Brazil’s south is one of the country’s rainiest regions. As the world gets warmer, the areas of high atmospheric pressure that occasionally form over the Atlantic coast of South America are becoming larger and longer lasting. That pushes more warm, moist air toward the south, where it can fall as rain.

When the latest rains hit, Rio Grande do Sul was still recovering from floods that killed at least 54 people late last year. Three of the four largest floods ever recorded in the state’s capital, Porto Alegre, have now occurred in the past nine months, said Regina Rodrigues, a professor of physical oceanography at the Federal University of Santa Catarina and one of the scientists who worked on the new analysis.

“While significant floods have occurred in the state of Rio Grande do Sul in the past, they are becoming increasingly strong and widespread,” Dr. Rodrigues said at a news conference.

The report was produced by World Weather Attribution, an international scientific collaboration that examines the influence of human-induced climate change on extreme weather. The analysis of the floods in Brazil has not undergone academic peer review, though it relies on widely accepted methods.

To conduct their analysis, the researchers looked at historical records of four-day and 10-day rainfall events in Rio Grande do Sul. They used models of the global climate to estimate how the probability of rain levels as high as the ones experienced this year had changed over the past two centuries as human-induced warming took place.

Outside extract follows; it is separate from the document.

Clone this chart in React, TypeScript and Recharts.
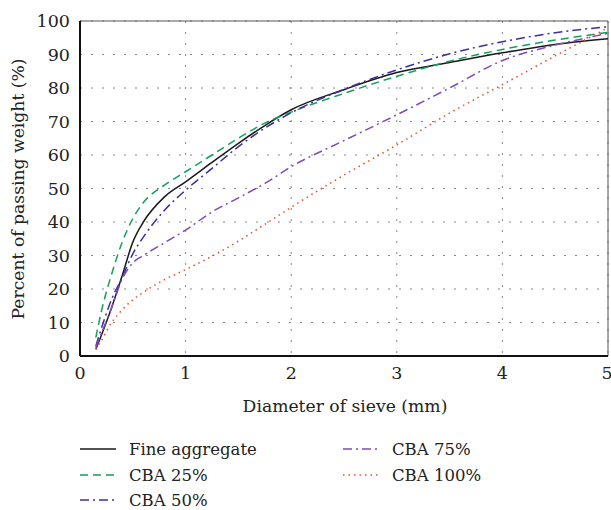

They estimated a significant increase in likelihood, which is consistent with a basic finding about climate change and rainfall: Because warmer air can hold more moisture, whenever it rains, it is likely to rain more intensely.

Another factor behind the recent flooding, the researchers found, was El Niño, the cyclical weather pattern in the Pacific. El Niño tends to cause large areas of high atmospheric pressure to form over central Brazil. These systems channel moist air southward from the tropics, leading to heavy rains in southern Brazil, Uruguay and northern Argentina.

Brazil is no stranger to rain-driven catastrophes. In 2011, floods in the state of Rio de Janeiro killed almost 1,000 people and displaced tens of thousands. The tragedy prompted Brazil’s national government to create a center for monitoring natural disasters and issuing early warnings.

This year, the center warned of potential flooding in Rio Grande do Sul almost a week before the rains started. Still, it’s unclear how many people the warnings reached, or how well people understood the dangers and how to respond, said Maja Vahlberg, a risk consultant for the Red Cross Red Crescent Climate Center who also contributed to the new analysis.

“The early warning is very important, but it’s not sufficient,” Dr. Rodrigues said.

The floods damaged roads, bridges, airports and transmission lines. They ruined soy, rice and wheat crops, which are essential to Brazil’s food supply and economy. Schools closed for weeks, leaving hundreds of thousands of students out of the classroom.

Experts and business groups have estimated that the damages could add up to upward of $30 billion, which might make it Brazil’s costliest disaster on record. Some economists have compared the floods with Hurricane Katrina, which caused comparable financial losses to the U.S. Gulf Coast, relative to the size of the American economy.

Years of scientific studies have warned that climate change would lead to more intense rainfall and flooding in southern Brazil. But politicians still struggle to accept and act on future climate risks, said Natalie Unterstell, the head of Talanoa, a climate policy research institute in Brazil.

“The willingness to listen to scientific information hasn’t translated into decision and investments based on long-term considerations,” she added.